Total, este año repetiré hasta caer exhausta. Toca Drácula: diecisiete cambios de escena, para volverse loco. Algo que he olvidado decir es que yo no actuo, me dedico a organizar los bastidores, cambios de escena y a picotear un poco de un lado a otro. De momento, hoy ha sido el primer ensayo "oficial". Y aunque los ánimos de la mayoría no estaban muy allá, ha vuelto a ser memorable.
Echaba de menos reírme con ellos...
Tengo la costumbre de leer siempre el periódico del día anterior, y hasta tal punto ha arraigado en mí que no sé cómo sentirme cuando pillo el del día.
He cogido, pues, el periódico de ayer.
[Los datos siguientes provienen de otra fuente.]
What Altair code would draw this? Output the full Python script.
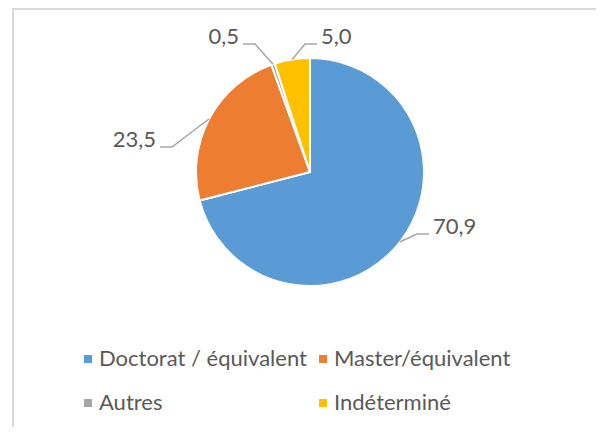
import math
import altair as alt
import pandas as pd

# ---- data ----
categories = ["Doctorat / équivalent", "Master/équivalent", "Autres", "Indéterminé"]
values = [70.9, 23.5, 0.5, 5.0]
value_labels = ["70,9", "23,5", "0,5", "5,0"]
colors = ["#5B9BD5", "#ED7D31", "#A5A5A5", "#FFC000"]
# legend fills column by column: Doctorat, Autres | Master, Indéterminé
legend_order = [0, 2, 1, 3]

# ---- layout (label anchor offsets from pie centre, in px) ----
label_anchor = [(119, 62), (-150, -25), (-67, -128), (7, -128)]
W, H = 588, 419
CX, CY = 302, 164
R = 114
FONT = "Lato"
TXT = "#595959"
FS = 22

xs = alt.Scale(domain=[-CX, W - CX], range=[0, W])
ys = alt.Scale(domain=[-CY, H - CY], range=[0, H])

pie_df = pd.DataFrame({"cat": categories, "value": values,
                       "idx": list(range(len(values))), "zero": 0})

total = sum(values)
cum = 0.0
line_rows, text_rows = [], []
for i, (c, v, lab) in enumerate(zip(categories, values, value_labels)):
    mid = (cum + v / 2) / total * 2 * math.pi
    cum += v
    ex, ey = R * math.sin(mid), -R * math.cos(mid)
    ax, ay = label_anchor[i]
    side = 1 if ax > ex else -1
    elx = ax - side * 12
    for k, (px, py) in enumerate([(ex, ey), (elx, ay), (ax, ay)]):
        line_rows.append({"cat": c, "k": k, "x": px, "y": py})
    text_rows.append({"cat": c, "text": lab, "x": ax + side * 4, "y": ay - 7,
                      "side": "right" if side > 0 else "left"})
line_df = pd.DataFrame(line_rows)
text_df = pd.DataFrame(text_rows)

dom = [categories[i] for i in legend_order]
rng = [colors[i] for i in legend_order]

pie = alt.Chart(pie_df).mark_arc(outerRadius=R, stroke="white", strokeWidth=2).encode(
    theta=alt.Theta("value:Q", stack=True),
    order=alt.Order("idx:Q"),
    x=alt.X("zero:Q", scale=xs, axis=None),
    y=alt.Y("zero:Q", scale=ys, axis=None),
    color=alt.Color("cat:N",
                    scale=alt.Scale(domain=dom, range=rng),
                    legend=alt.Legend(orient="none", legendX=69, legendY=340, columns=2,
                                      title=None, symbolType="square", symbolSize=64,
                                      symbolStrokeWidth=0, labelFont=FONT, labelFontSize=FS,
                                      labelColor=TXT, labelOffset=0, rowPadding=22,
                                      columnPadding=5, labelLimit=400)),
)

lines = alt.Chart(line_df).mark_line(color="#A6A6A6", strokeWidth=1.5).encode(
    x=alt.X("x:Q", scale=xs, axis=None),
    y=alt.Y("y:Q", scale=ys, axis=None),
    detail="cat:N",
    order="k:Q",
)

text_r = alt.Chart(text_df).transform_filter(alt.datum.side == "right").mark_text(
    font=FONT, fontSize=FS, color=TXT, align="left", baseline="middle").encode(
    x=alt.X("x:Q", scale=xs, axis=None), y=alt.Y("y:Q", scale=ys, axis=None), text="text:N")
text_l = alt.Chart(text_df).transform_filter(alt.datum.side == "left").mark_text(
    font=FONT, fontSize=FS, color=TXT, align="right", baseline="middle").encode(
    x=alt.X("x:Q", scale=xs, axis=None), y=alt.Y("y:Q", scale=ys, axis=None), text="text:N")

border_top = alt.Chart(pie_df).mark_rule(color="#D9D9D9", strokeWidth=2).encode(
    x=alt.value(5), x2=alt.value(W), y=alt.value(1))
border_left = alt.Chart(pie_df).mark_rule(color="#D9D9D9", strokeWidth=2).encode(
    x=alt.value(5), y=alt.value(0), y2=alt.value(H))

chart = alt.layer(border_top, border_left, pie, lines, text_r, text_l).properties(
    width=W, height=H, padding=0, autosize="none", background="white"
).configure_view(stroke=None)

chart.save("out.html", embed_options={"renderer": "svg", "actions": False})
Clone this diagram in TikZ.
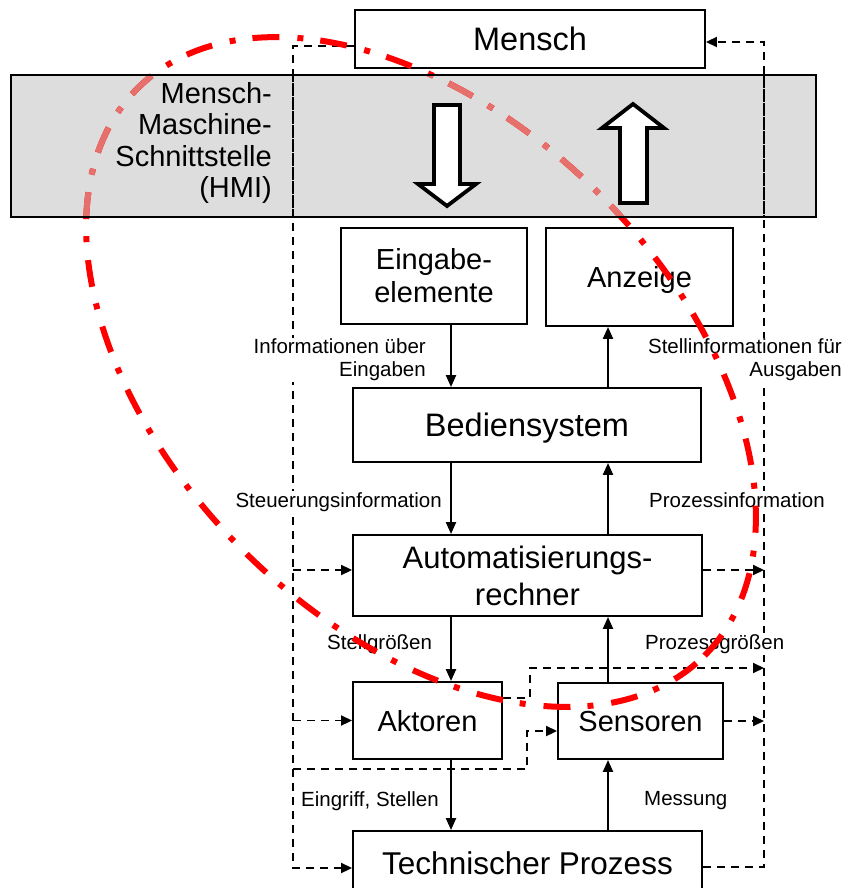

Entre diversos crímenes, excarcelaciones, insultos y pequeñas noticias redactadas de culo, me he enterado de que la luna se ve hoy roja por un eclipse, poco antes de las doce, y que va a haber un montón de gente viéndolo por todo Madrid. Vamos, y por todo el mundo, digo yo.
A esas horas, yo estaré saliendo de un restaurante de Tribunal que, por lo visto, tiene el suelo lleno de arena de playa. Probablemente, me habré pasado toda la noche haciendo notar a mis amigas que no es un efecto buscado, sino más bien falta de limpieza. O no, quizá el restaurante estaba lleno de gente, o había subido la marea, o algo, y hemos vuelto a acabar donde siempre, para desesperación del público no amante de los gnochi.
La última vez que vi un eclipse, estaba bastante hecha una mierda. Pero fue precioso. Ya lo he contado en alguna parte. Del Sol sólo se veía una línea circundante de luz. Iba formando media luna, hasta que se cerró en un fino círculo completo. Las hojas de un abeto enorme proyectaban en su sombra pequeñas circunferencias, y parecía cargado de bolas de Navidad.
Desde que he leído la noticia de la luna, por alguna estúpida razón, resuena todo el rato en mi cabeza la canción de los balleneros (sí, hombre, sí, la de Futurama: "Somos balleneros, llevamos arpones, y como en la Luna no hay ballenas, cantamos canciones!").
Estoy un poco embotada, será que este finde se me ha adelantado el domingo.